When I was growing up, the notion that Christ would one day return was hardly something dear to me. I was convinced for most of my time growing up -- as I think lots of children raised in Christian households are -- that if Jesus returned, I would be excluded from the Kingdom for whatever reason.
But then I grew up and experienced the world, knew myself a little better, learned at some point to love God, and now I think about the return of Christ much differently. Now it is something I eagerly anticipate, rather than dread or fear.
I was watching the funeral service of Clementa Pinckney, the pastor who was killed in the shooting in South Carolina recently. The predominantly black congregation was singing It Is Well With My Soul and an elder prayed so fervently and passionately to the Holy Trinity for peace and for comfort in this difficult time. These people are eagerly anticipating the return of Christ because it will mean release from all their toils and suffering and injustices. One line from his prayer stuck out to me: . . . when we will have been called everything but children of God . . .

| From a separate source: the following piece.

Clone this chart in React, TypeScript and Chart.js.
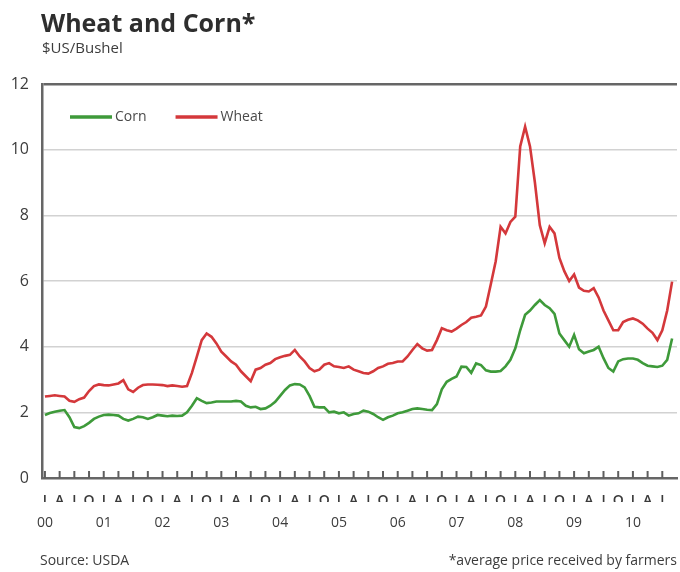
import React, { useEffect, useRef } from 'react';
import { Chart, registerables } from 'chart.js';

Chart.register(...registerables);

// Monthly prices received by farmers, $US/bushel, Jan 2000 – Sep 2010
const cornPrices = [
  1.92, 1.98, 2.02, 2.05, 2.07, 1.85, 1.55, 1.52, 1.58, 1.68, 1.8, 1.87,
  1.92, 1.93, 1.92, 1.9, 1.8, 1.75, 1.8, 1.87, 1.85, 1.8, 1.85, 1.92,
  1.9, 1.88, 1.9, 1.89, 1.9, 2.0, 2.2, 2.43, 2.35, 2.28, 2.3, 2.33,
  2.33, 2.33, 2.33, 2.35, 2.33, 2.2, 2.15, 2.17, 2.1, 2.12, 2.2, 2.32,
  2.5, 2.68, 2.82, 2.86, 2.85, 2.76, 2.5, 2.17, 2.15, 2.15, 2.0, 2.02,
  1.97, 2.0, 1.9, 1.95, 1.97, 2.05, 2.02, 1.95, 1.85, 1.77, 1.85, 1.9,
  1.97, 2.0, 2.05, 2.1, 2.12, 2.1, 2.08, 2.07, 2.25, 2.7, 2.93, 3.02,
  3.09, 3.39, 3.38, 3.2, 3.49, 3.44, 3.28, 3.24, 3.24, 3.26, 3.4, 3.6,
  3.95, 4.5, 4.97, 5.1, 5.27, 5.42, 5.27, 5.17, 5.0, 4.4, 4.2, 4.0,
  4.36, 3.92, 3.8, 3.85, 3.9, 4.0, 3.65, 3.35, 3.24, 3.55, 3.62, 3.64,
  3.64, 3.6, 3.5, 3.42, 3.4, 3.38, 3.42, 3.6, 4.25,
];

const wheatPrices = [
  2.48, 2.5, 2.52, 2.5, 2.48, 2.35, 2.32, 2.4, 2.45, 2.65, 2.8, 2.85,
  2.83, 2.82, 2.85, 2.88, 2.98, 2.7, 2.62, 2.75, 2.83, 2.85, 2.85, 2.84,
  2.83, 2.8, 2.82, 2.8, 2.78, 2.8, 3.2, 3.7, 4.2, 4.4, 4.3, 4.1,
  3.85, 3.7, 3.55, 3.45, 3.25, 3.1, 2.95, 3.3, 3.35, 3.45, 3.5, 3.62,
  3.68, 3.72, 3.75, 3.9, 3.7, 3.55, 3.35, 3.25, 3.3, 3.45, 3.5, 3.4,
  3.38, 3.35, 3.4, 3.3, 3.25, 3.2, 3.18, 3.25, 3.35, 3.4, 3.48, 3.5,
  3.55, 3.55, 3.7, 3.9, 4.08, 3.95, 3.88, 3.9, 4.2, 4.56, 4.5, 4.46,
  4.55, 4.66, 4.75, 4.88, 4.91, 4.95, 5.22, 5.9, 6.6, 7.65, 7.45, 7.8,
  7.96, 10.1, 10.7, 10.1, 9.0, 7.7, 7.15, 7.65, 7.45, 6.7, 6.3, 6.0,
  6.2, 5.8, 5.7, 5.68, 5.78, 5.5, 5.1, 4.8, 4.5, 4.5, 4.75, 4.82,
  4.86, 4.8, 4.7, 4.55, 4.42, 4.2, 4.5, 5.1, 5.98,
];

const seriesLabels = ['Corn', 'Wheat'];
const seriesColors = ['#3e9a3a', '#d4383b'];

// Quarter initials (Jan, Apr, Jul, Oct) and two-digit years for the time axis
const quarterLetters = ['J', 'A', 'J', 'O'];
const yearLabels = ['00', '01', '02', '03', '04', '05', '06', '07', '08', '09', '10'];

const yTickValues = [0, 2, 4, 6, 8, 10, 12];

const quarterTicks = Array.from({ length: 43 }, (_, i) => i * 3);
const yearTicks = yearLabels.map((_, i) => i * 12);

const FONT = '"Open Sans", "Noto Sans", sans-serif';
const TEXT = '#3c3c3c';
const AXIS = '#666666';

// Legend drawn inside the plot area, at the upper left
const insetLegend = {
  id: 'insetLegend',
  afterDraw(chart: any) {
    const { ctx } = chart;
    ctx.save();
    ctx.font = `14px ${FONT}`;
    ctx.textBaseline = 'middle';
    ctx.textAlign = 'left';
    let x = 70;
    const y = 117;
    chart.data.datasets.forEach((ds: any) => {
      ctx.strokeStyle = ds.borderColor;
      ctx.lineWidth = 3.5;
      ctx.lineCap = 'butt';
      ctx.beginPath();
      ctx.moveTo(x, y);
      ctx.lineTo(x + 42, y);
      ctx.stroke();
      ctx.fillStyle = '#4a4a4a';
      ctx.fillText(ds.label, x + 45, y);
      x += 45 + ctx.measureText(ds.label).width + 29;
    });
    ctx.restore();
  },
};

// Short quarter tick marks pointing up into the plot from the time axis
const innerTicks = {
  id: 'innerTicks',
  afterDraw(chart: any) {
    const { ctx, chartArea } = chart;
    const xScale = chart.scales.x;
    ctx.save();
    ctx.strokeStyle = '#5e5e5e';
    ctx.lineWidth = 2;
    ctx.lineCap = 'butt';
    quarterTicks.forEach((v) => {
      const px = xScale.getPixelForValue(v);
      ctx.beginPath();
      ctx.moveTo(px, chartArea.bottom);
      ctx.lineTo(px, chartArea.bottom - 7);
      ctx.stroke();
    });
    ctx.restore();
  },
};

export default function App() {
  const canvasRef = useRef<HTMLCanvasElement | null>(null);

  useEffect(() => {
    const canvas = canvasRef.current;
    if (!canvas) return;

    const series = [cornPrices, wheatPrices];
    const chart = new Chart(canvas, {
      type: 'line',
      data: {
        datasets: series.map((values, s) => ({
          label: seriesLabels[s],
          data: values.map((v, i) => ({ x: i, y: v })),
          borderColor: seriesColors[s],
          backgroundColor: seriesColors[s],
          borderWidth: 2.6,
          pointRadius: 0,
          tension: 0,
          fill: false,
        })),
      },
      options: {
        animation: false,
        responsive: false,
        maintainAspectRatio: false,
        layout: { padding: { top: 84, right: 3, left: 0, bottom: 0 } },
        plugins: {
          legend: { display: false },
          tooltip: { enabled: false },
        },
        scales: {
          x: {
            type: 'linear',
            position: 'bottom',
            min: -0.6,
            max: 129,
            weight: 0,
            afterBuildTicks: (scale: any) => {
              scale.ticks = quarterTicks.map((v) => ({ value: v }));
            },
            afterFit: (scale: any) => {
              scale.height = 24;
            },
            grid: { drawOnChartArea: false, drawTicks: false },
            border: { display: true, color: AXIS, width: 2.5 },
            ticks: {
              autoSkip: false,
              maxRotation: 0,
              minRotation: 0,
              padding: 15,
              color: '#3a3a3a',
              font: { family: FONT, size: 14, weight: '600' },
              callback: (v: any) => quarterLetters[(Number(v) % 12) / 3],
            },
          },
          years: {
            type: 'linear',
            position: 'bottom',
            min: -0.6,
            max: 129,
            weight: 1,
            afterBuildTicks: (scale: any) => {
              scale.ticks = yearTicks.map((v) => ({ value: v }));
            },
            afterFit: (scale: any) => {
              scale.height = 70;
            },
            grid: { display: false, drawTicks: false },
            border: { display: false },
            ticks: {
              autoSkip: false,
              maxRotation: 0,
              minRotation: 0,
              padding: 13,
              color: TEXT,
              font: { family: FONT, size: 14 },
              callback: (v: any) => yearLabels[Number(v) / 12],
            },
          },
          y: {
            type: 'linear',
            min: 0,
            max: 12,
            afterBuildTicks: (scale: any) => {
              scale.ticks = yTickValues.map((v) => ({ value: v }));
            },
            afterFit: (scale: any) => {
              scale.width = 42;
            },
            grid: {
              drawTicks: false,
              color: (ctx: any) => (ctx.tick && ctx.tick.value === 12 ? AXIS : '#d2d2d2'),
              lineWidth: (ctx: any) => (ctx.tick && ctx.tick.value === 12 ? 2.5 : 1.5),
            },
            border: { display: true, color: AXIS, width: 2.5 },
            ticks: {
              padding: 13,
              color: TEXT,
              font: { family: FONT, size: 16 },
            },
          },
        },
      },
      plugins: [insetLegend, innerTicks],
    } as any);

    return () => chart.destroy();
  }, []);

  return (
    <div
      style={{
        position: 'absolute',
        left: 0,
        top: 0,
        width: 680,
        height: 572,
        background: '#ffffff',
        fontFamily: FONT,
        color: TEXT,
        overflow: 'hidden',
      }}
    >
      <canvas ref={canvasRef} width={680} height={572} style={{ position: 'absolute', left: 0, top: 0 }} />
      <div style={{ position: 'absolute', left: 41, top: 7, fontSize: 25, fontWeight: 700, lineHeight: '30px', color: '#2e2e2e' }}>
        Wheat and Corn*
      </div>
      <div style={{ position: 'absolute', left: 42, top: 38, fontSize: 15, lineHeight: '18px' }}>$US/Bushel</div>
      <div style={{ position: 'absolute', left: 40, top: 551, fontSize: 14, lineHeight: '18px' }}>Source: USDA</div>
      <div style={{ position: 'absolute', right: 3, top: 551, fontSize: 14, lineHeight: '18px' }}>
        *average price received by farmers
      </div>
    </div>
  );
}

The return of Christ is dear to Christians, even though for unbelievers it will be dreadful and terrifying, because it means the end of suffering. Imagine if you knew someone who was immensely powerful and good, far beyond the goodness of anyone else, and you knew he could come visit at any moment. It would be something you look forward to. It means the end of senseless victimization of black people. It means the end of the decapitations and horrors in the Middle East.